>> BEGIN Provided information
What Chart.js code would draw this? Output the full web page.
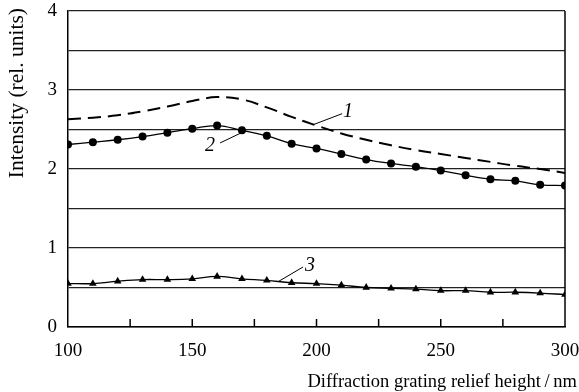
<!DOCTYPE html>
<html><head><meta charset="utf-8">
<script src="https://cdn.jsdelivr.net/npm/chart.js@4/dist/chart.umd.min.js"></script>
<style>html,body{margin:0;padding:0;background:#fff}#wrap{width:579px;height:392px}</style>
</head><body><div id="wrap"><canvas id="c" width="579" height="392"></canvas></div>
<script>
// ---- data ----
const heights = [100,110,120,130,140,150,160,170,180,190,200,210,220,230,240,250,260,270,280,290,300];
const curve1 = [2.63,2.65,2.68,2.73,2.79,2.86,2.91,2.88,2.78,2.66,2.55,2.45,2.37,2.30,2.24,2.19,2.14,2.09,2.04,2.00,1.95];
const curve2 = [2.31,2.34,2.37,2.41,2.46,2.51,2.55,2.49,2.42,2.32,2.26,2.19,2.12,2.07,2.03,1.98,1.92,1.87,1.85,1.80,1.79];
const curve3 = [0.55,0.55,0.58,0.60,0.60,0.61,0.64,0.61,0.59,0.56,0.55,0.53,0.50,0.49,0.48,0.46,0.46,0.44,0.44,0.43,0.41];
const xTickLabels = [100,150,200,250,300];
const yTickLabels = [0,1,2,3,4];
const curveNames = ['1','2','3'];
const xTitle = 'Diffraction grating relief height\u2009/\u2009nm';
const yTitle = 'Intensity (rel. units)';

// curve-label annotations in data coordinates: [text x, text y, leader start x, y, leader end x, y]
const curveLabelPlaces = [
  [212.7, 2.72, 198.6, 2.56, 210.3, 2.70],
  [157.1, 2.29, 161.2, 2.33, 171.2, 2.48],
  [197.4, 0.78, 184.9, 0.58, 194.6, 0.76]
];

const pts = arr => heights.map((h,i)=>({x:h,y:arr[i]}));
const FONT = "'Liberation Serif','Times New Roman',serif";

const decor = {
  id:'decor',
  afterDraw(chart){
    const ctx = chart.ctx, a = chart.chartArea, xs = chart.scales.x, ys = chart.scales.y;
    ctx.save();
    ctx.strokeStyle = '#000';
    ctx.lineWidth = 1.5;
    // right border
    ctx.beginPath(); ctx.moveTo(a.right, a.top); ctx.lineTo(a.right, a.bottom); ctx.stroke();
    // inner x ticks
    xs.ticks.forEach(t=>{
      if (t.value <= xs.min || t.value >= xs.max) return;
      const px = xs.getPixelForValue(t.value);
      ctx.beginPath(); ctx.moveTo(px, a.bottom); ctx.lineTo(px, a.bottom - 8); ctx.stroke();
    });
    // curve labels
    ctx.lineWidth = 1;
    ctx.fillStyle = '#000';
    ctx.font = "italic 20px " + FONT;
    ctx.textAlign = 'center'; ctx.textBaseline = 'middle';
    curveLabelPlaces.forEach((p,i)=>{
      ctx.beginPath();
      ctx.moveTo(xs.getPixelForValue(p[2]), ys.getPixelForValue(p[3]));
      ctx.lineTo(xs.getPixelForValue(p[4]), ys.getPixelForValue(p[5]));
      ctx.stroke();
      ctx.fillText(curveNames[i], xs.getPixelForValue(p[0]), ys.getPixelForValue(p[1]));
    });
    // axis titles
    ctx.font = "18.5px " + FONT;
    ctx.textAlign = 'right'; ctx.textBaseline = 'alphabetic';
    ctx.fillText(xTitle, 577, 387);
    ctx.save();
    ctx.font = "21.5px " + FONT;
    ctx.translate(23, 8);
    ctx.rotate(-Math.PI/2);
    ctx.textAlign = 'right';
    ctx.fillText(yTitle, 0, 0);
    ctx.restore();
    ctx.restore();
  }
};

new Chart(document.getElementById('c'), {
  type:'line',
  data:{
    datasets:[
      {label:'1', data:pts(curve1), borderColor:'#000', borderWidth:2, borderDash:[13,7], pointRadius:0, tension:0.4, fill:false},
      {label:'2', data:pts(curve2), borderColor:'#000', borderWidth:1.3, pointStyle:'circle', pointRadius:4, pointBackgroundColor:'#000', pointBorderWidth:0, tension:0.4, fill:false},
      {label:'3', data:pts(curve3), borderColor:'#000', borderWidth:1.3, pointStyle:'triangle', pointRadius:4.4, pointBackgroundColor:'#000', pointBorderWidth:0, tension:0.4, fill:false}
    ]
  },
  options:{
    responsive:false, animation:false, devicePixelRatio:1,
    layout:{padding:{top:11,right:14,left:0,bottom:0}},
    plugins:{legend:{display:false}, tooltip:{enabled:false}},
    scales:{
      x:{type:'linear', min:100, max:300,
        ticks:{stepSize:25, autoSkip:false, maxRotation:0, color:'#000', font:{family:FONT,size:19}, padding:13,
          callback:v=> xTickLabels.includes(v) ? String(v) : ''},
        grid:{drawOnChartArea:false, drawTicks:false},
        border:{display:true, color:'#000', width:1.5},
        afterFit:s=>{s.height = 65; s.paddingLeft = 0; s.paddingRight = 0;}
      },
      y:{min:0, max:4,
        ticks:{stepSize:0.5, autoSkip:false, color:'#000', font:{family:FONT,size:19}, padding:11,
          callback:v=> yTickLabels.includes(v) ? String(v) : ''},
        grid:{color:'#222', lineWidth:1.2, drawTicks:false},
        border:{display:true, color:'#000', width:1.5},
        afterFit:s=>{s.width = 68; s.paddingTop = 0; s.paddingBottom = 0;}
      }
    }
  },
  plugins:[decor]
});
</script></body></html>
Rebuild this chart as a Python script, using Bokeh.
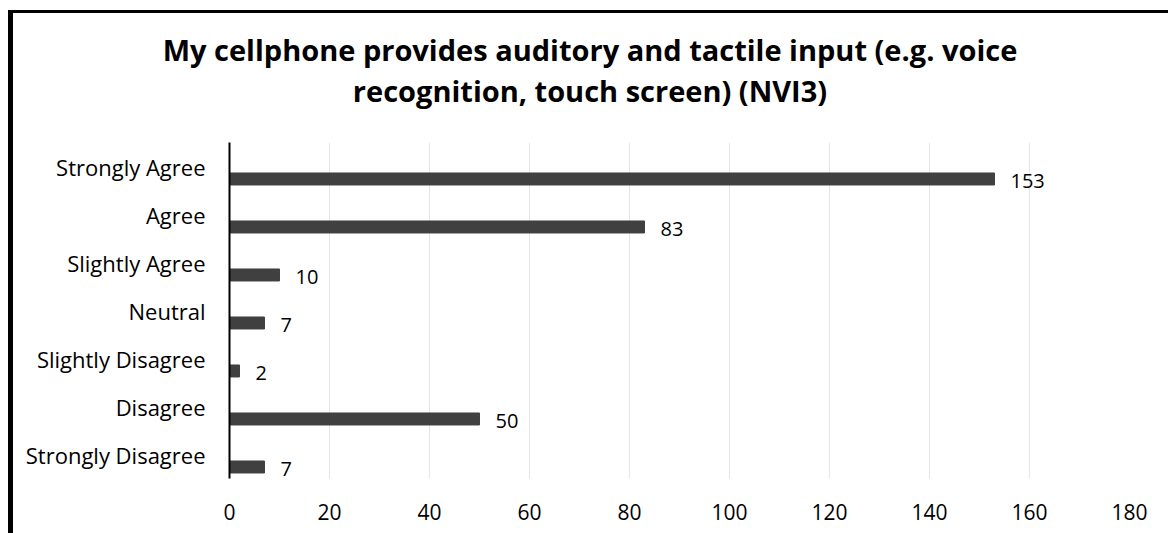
>> END Provided information
== Aim of the task ==
Copy, word for word, the entries above from the first line to the line that holds "const yTitle = 'Intensity (rel. units)';". Drop the pictures.

== Exercise solution ==
What Chart.js code would draw this? Output the full web page.
<!DOCTYPE html>
<html><head><meta charset="utf-8">
<script src="https://cdn.jsdelivr.net/npm/chart.js@4/dist/chart.umd.min.js"></script>
<style>html,body{margin:0;padding:0;background:#fff}#wrap{width:579px;height:392px}</style>
</head><body><div id="wrap"><canvas id="c" width="579" height="392"></canvas></div>
<script>
// ---- data ----
const heights = [100,110,120,130,140,150,160,170,180,190,200,210,220,230,240,250,260,270,280,290,300];
const curve1 = [2.63,2.65,2.68,2.73,2.79,2.86,2.91,2.88,2.78,2.66,2.55,2.45,2.37,2.30,2.24,2.19,2.14,2.09,2.04,2.00,1.95];
const curve2 = [2.31,2.34,2.37,2.41,2.46,2.51,2.55,2.49,2.42,2.32,2.26,2.19,2.12,2.07,2.03,1.98,1.92,1.87,1.85,1.80,1.79];
const curve3 = [0.55,0.55,0.58,0.60,0.60,0.61,0.64,0.61,0.59,0.56,0.55,0.53,0.50,0.49,0.48,0.46,0.46,0.44,0.44,0.43,0.41];
const xTickLabels = [100,150,200,250,300];
const yTickLabels = [0,1,2,3,4];
const curveNames = ['1','2','3'];
const xTitle = 'Diffraction grating relief height\u2009/\u2009nm';
const yTitle = 'Intensity (rel. units)';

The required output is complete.